Dr. Jean Malecki, director of the Palm Beach County Health Department, which runs five health centers for low-income residents, said she had no problem with the new policy.

"Emergency rooms should be used for emergencies," she said.

But the approach has its detractors.

"I don't like it," said Dr. Michael Collins, director of the emergency department at Jupiter Medical Center. He said the policy may leave a doctor susceptible to a lawsuit if a turned-away patient is later found to be seriously ill.

"I don't want to be the doctor to look someone in the eye and say, 'I can't treat you unless you pay me,' " he said.
Ok before I get started, I have to disclose HCA is a former employer of mine.

I see several problems with this policy. The first of which is stated by Dr. Collins. While patients will get triaged and probably seen by a Physician Assistant, alot of the small problems they list are sometimes warning signs of much more serious problems. Does a ER want to take that risk if the patient can't afford to pay?
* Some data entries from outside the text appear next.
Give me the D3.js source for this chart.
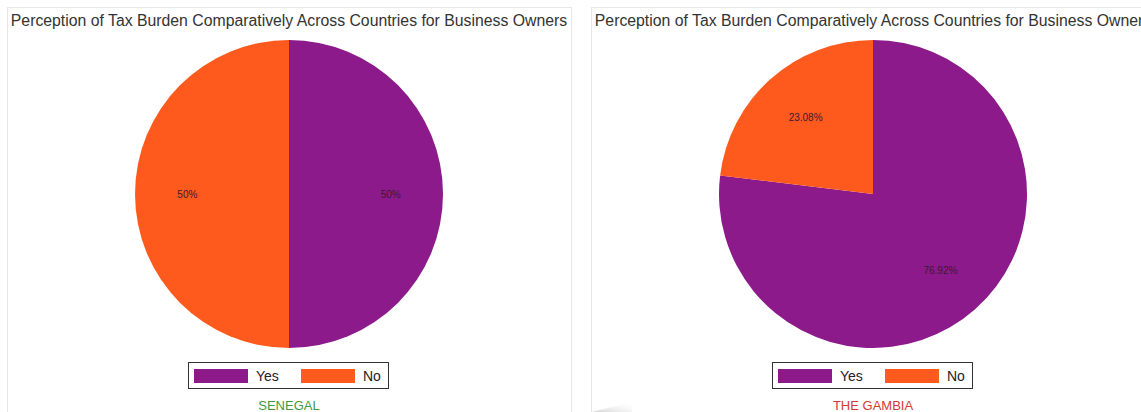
<!DOCTYPE html>
<html>
<head>
<meta charset="utf-8">
<script src="https://cdn.jsdelivr.net/npm/d3@7"></script>
<style>
  html, body { margin: 0; padding: 0; background: #fff; }
  svg { display: block; font-family: "Liberation Sans", Arial, sans-serif; }
</style>
</head>
<body>
<svg id="chart" width="1141" height="412"></svg>
<script>
// Survey answers per country (percent of business owners)
const categories = ["Yes", "No"];
const countries = ["SENEGAL", "THE GAMBIA"];
const senegalValues = [50, 50];
const gambiaValues = [76.92, 23.08];
const valueLabels = [["50%", "50%"], ["76.92%", "23.08%"]];
const titleText = "Perception of Tax Burden Comparatively Across Countries for Business Owners";

const seriesValues = [senegalValues, gambiaValues];
const countryColors = ["#3f9a3f", "#d23a34"];

const svg = d3.select("#chart");
const H = 412;

const color = d3.scaleOrdinal().domain(categories).range(["#8c1a8a", "#ff5a1e"]);

// Panel layout: two 564px panels, 20px apart
const panelW = 564;
const panelX = d3.scaleOrdinal().domain(countries).range([7, 591]);

const pie = d3.pie().sort(null).value(d => d.value).startAngle(0).endAngle(2 * Math.PI);
const radius = 154;
const arc = d3.arc().innerRadius(0).outerRadius(radius);
const labelArc = d3.arc().innerRadius(radius * 0.66).outerRadius(radius * 0.66);

countries.forEach((country, i) => {
  const x0 = panelX(country);
  const cx = x0 + panelW / 2;
  const g = svg.append("g");

  // panel frame
  g.append("rect")
    .attr("x", x0 + 0.5).attr("y", 7.5)
    .attr("width", panelW).attr("height", H + 10)
    .attr("fill", "none").attr("stroke", "#e8e8e8").attr("stroke-width", 1);

  g.append("text")
    .attr("x", cx).attr("y", 26)
    .attr("text-anchor", "middle")
    .attr("font-size", 15.8)
    .attr("fill", "#333")
    .text(titleText);

  const data = categories.map((c, k) => ({ key: c, value: seriesValues[i][k], label: valueLabels[i][k] }));
  const arcs = pie(data);

  const pg = g.append("g").attr("transform", `translate(${cx},194)`);
  pg.selectAll("path").data(arcs).join("path")
    .attr("d", arc)
    .attr("fill", d => color(d.data.key));

  pg.selectAll("text").data(arcs).join("text")
    .attr("transform", d => `translate(${labelArc.centroid(d)})`)
    .attr("text-anchor", "middle")
    .attr("dy", "0.35em")
    .attr("font-size", 10)
    .attr("fill", "#3a1a30")
    .text(d => d.data.label);

  // legend
  const lx = cx - 101, ly = 362;
  const lg = g.append("g").attr("transform", `translate(${lx},${ly})`);
  lg.append("rect").attr("x", 0.5).attr("y", 0.5).attr("width", 200).attr("height", 26)
    .attr("fill", "#fff").attr("stroke", "#333").attr("stroke-width", 1);
  const itemX = d3.scalePoint().domain(categories).range([6, 113]);
  categories.forEach(c => {
    lg.append("rect").attr("x", itemX(c)).attr("y", 7).attr("width", 54).attr("height", 14)
      .attr("fill", color(c));
    lg.append("text").attr("x", itemX(c) + 62).attr("y", 19)
      .attr("font-size", 14).attr("fill", "#222").text(c);
  });

  g.append("text")
    .attr("x", cx).attr("y", 410)
    .attr("text-anchor", "middle")
    .attr("font-size", 13)
    .attr("fill", countryColors[i])
    .text(country);
});

// faint page-fold shadow at the bottom between panels
const defs = svg.append("defs");
const grad = defs.append("linearGradient").attr("id", "fold").attr("x1", 0).attr("y1", 1).attr("x2", 1).attr("y2", 0);
grad.append("stop").attr("offset", 0).attr("stop-color", "#b0b0b0").attr("stop-opacity", 0.6);
grad.append("stop").attr("offset", 1).attr("stop-color", "#ffffff").attr("stop-opacity", 0);
svg.append("path").attr("d", "M592,412 L632,402 L632,412 Z").attr("fill", "url(#fold)");
</script>
</body>
</html>
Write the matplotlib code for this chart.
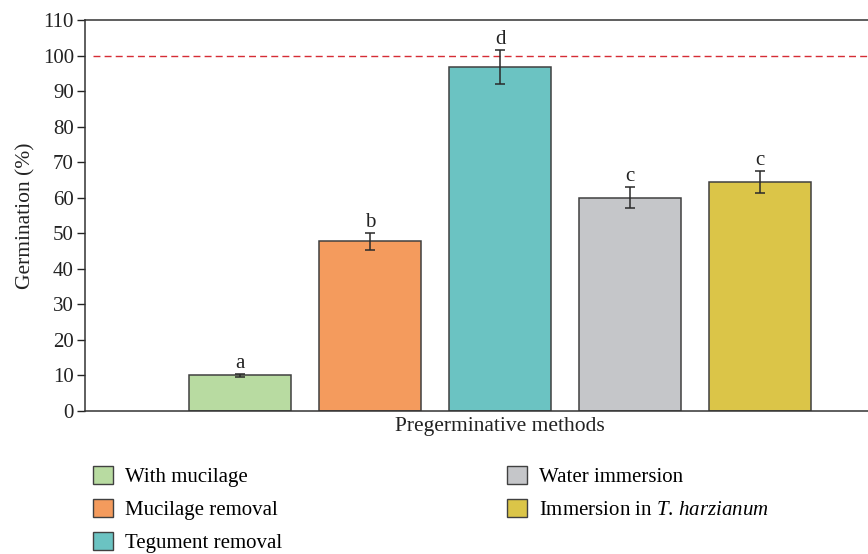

If you want proof of what can go wrong, read this. Eric Dolch is still in a coma a year later. Some of the symptoms mentioned in today's article can be signs of meningitis.

How strictly will a hospital enforce this? Doctors are more likely to err on the side of caution for fear of a malpractice lawsuit.

By the way, how much will the hospital charge? I can tell from past experience, how hospitals or medical facility can wrongly charge a patient. My wife had an MRI in April, JFK had my wife pay $130 upfront, but our portion of the bill came out to $70. The wife charged it, when I got notification of benefits I immediately called JFK's billing center only to get a run around. Then I called the local business office and had my credit card immediately refunded the difference.

I was lucky, because I paid by credit card. If you pay by cash or check, you'll wait and wait and wait..... for any reimbursement from the hospital. Trust me, been there and done that too with a medical provider.

Emergency rooms should be for emergencies or off hours medical help. The trouble is, not all emergencies can be immediately diagnosed. What do you think?